Avrupa'da 1800’lerde Dondurma daha çok elit insanların ulaşabileceği bir yiyecek olarak algılanırdı. Yapanı az ve saklama koşulları da oldukça kısıtlıydı. Sanki sadece aristoktratların ziyafetlerde tadabileceği bir lezzet gibiydi.
Oysa ki Istanbul'da Tophane'deki Karhane'den buz temin etmek suretiyle seyyar dondurmacılar bugünkü Eminönü-Fatih hattında çok rahatlıkla rastlayabilceğiniz esnaftandı. İşin ilginç tarafı seyyar Mısırcılar gibi dondurmacılar yetişkinlerden ziyade çocukların tatlısıydı.

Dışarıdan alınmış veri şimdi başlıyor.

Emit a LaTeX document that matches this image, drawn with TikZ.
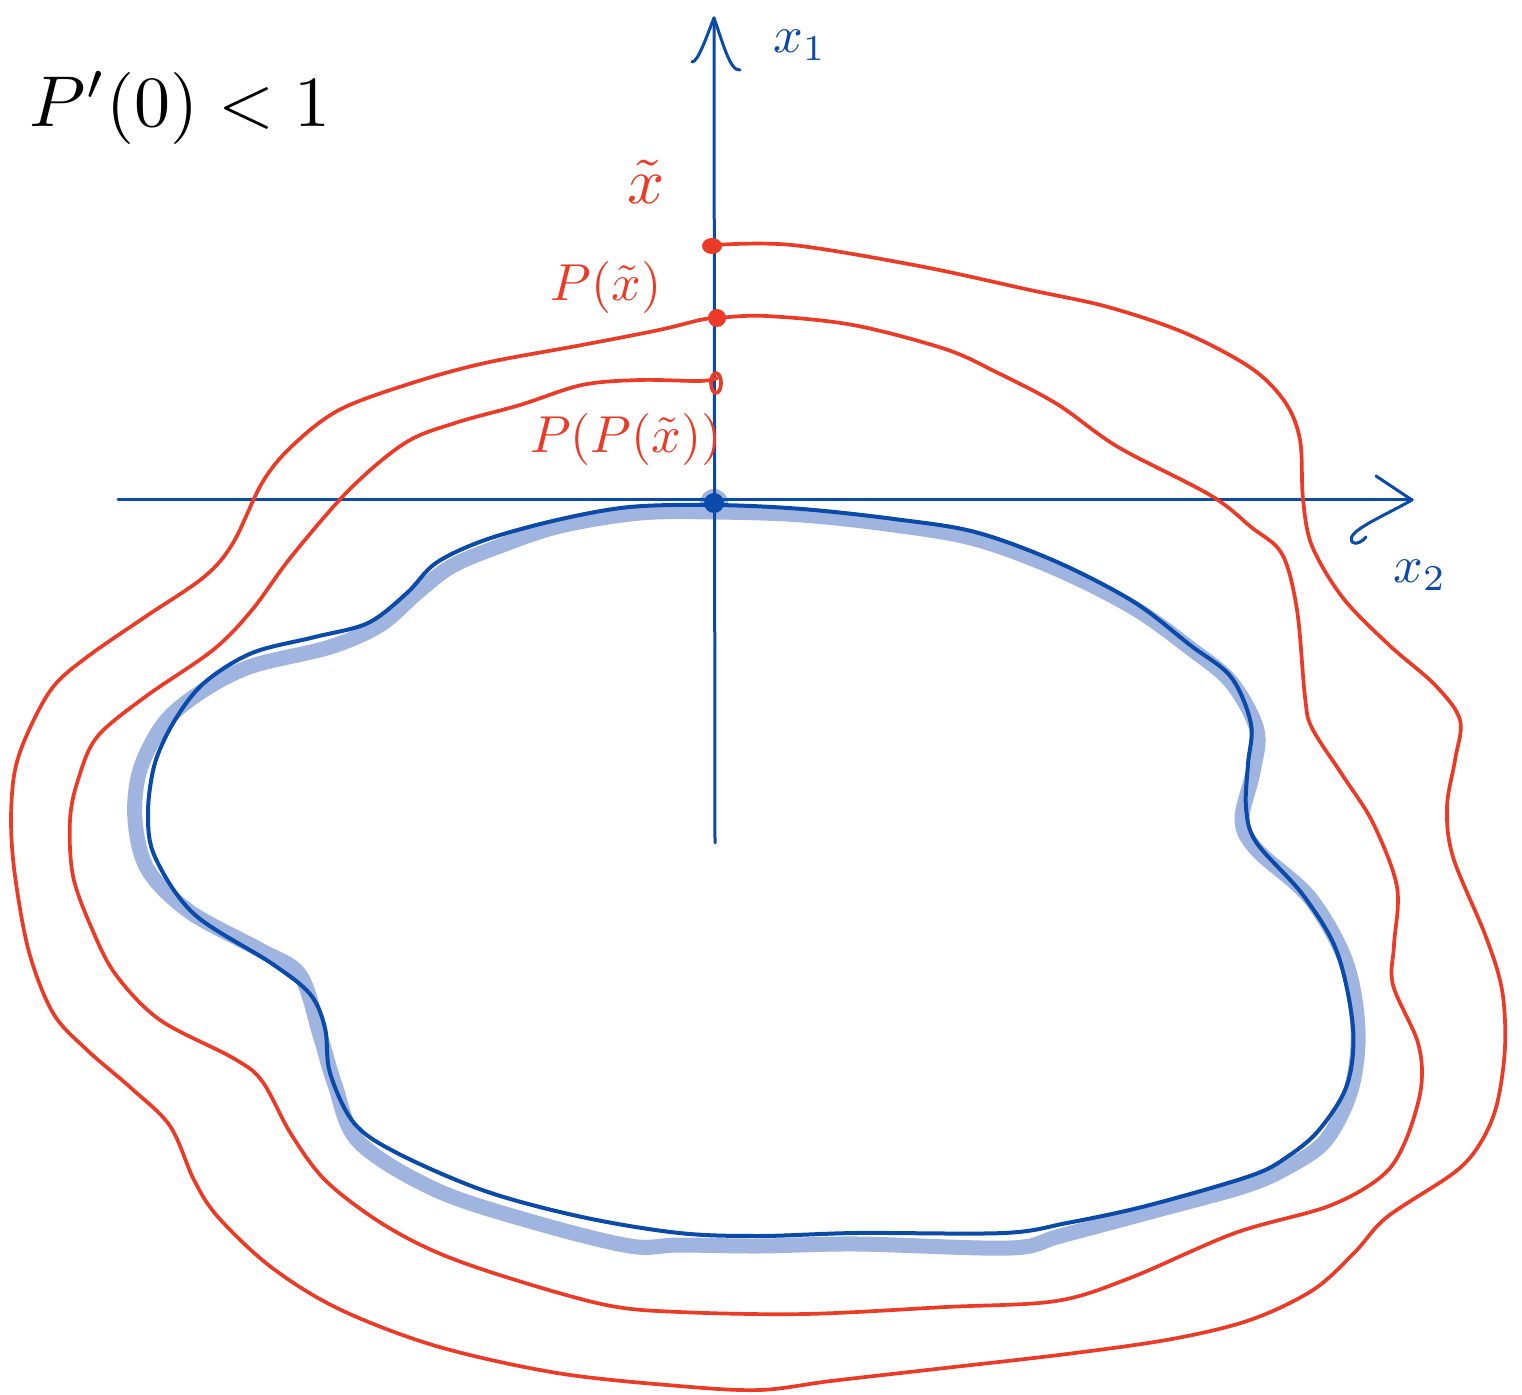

İtalya’da endüstri devirimiyle birlikte dondurma yapım makinaları ve saklama üniteleri icat edildi. Artık el emeği ile karıştırılan, küçük kazanlarda hazırlanan dondurmalar yerlerini atölyelere bırakmaya başladı. Bu aşamada halen aile şirketleri işlerinin başındaydılar. Üretim çokluğu sayesinde herkes ucuz dondurmaya erişim imkanı buluyordu.
Tabi zamanlar değişti, artık seyyar dondurmacılar ve küçük atölyelerin yerini kalite belgeleri hazır ve içeriğini özenle seçerek üretim yapan markalar aldı. Maraş dondurması bu süreçte bir halk yiyeceği olma özelliğini ise hiç yitirmedi. Tüm yerli ve milli tatlılarımıza ve onların yanında Maraş dondurması üreten markalarımıza ve de bu lezzeti yayanlara sahip çıkalım.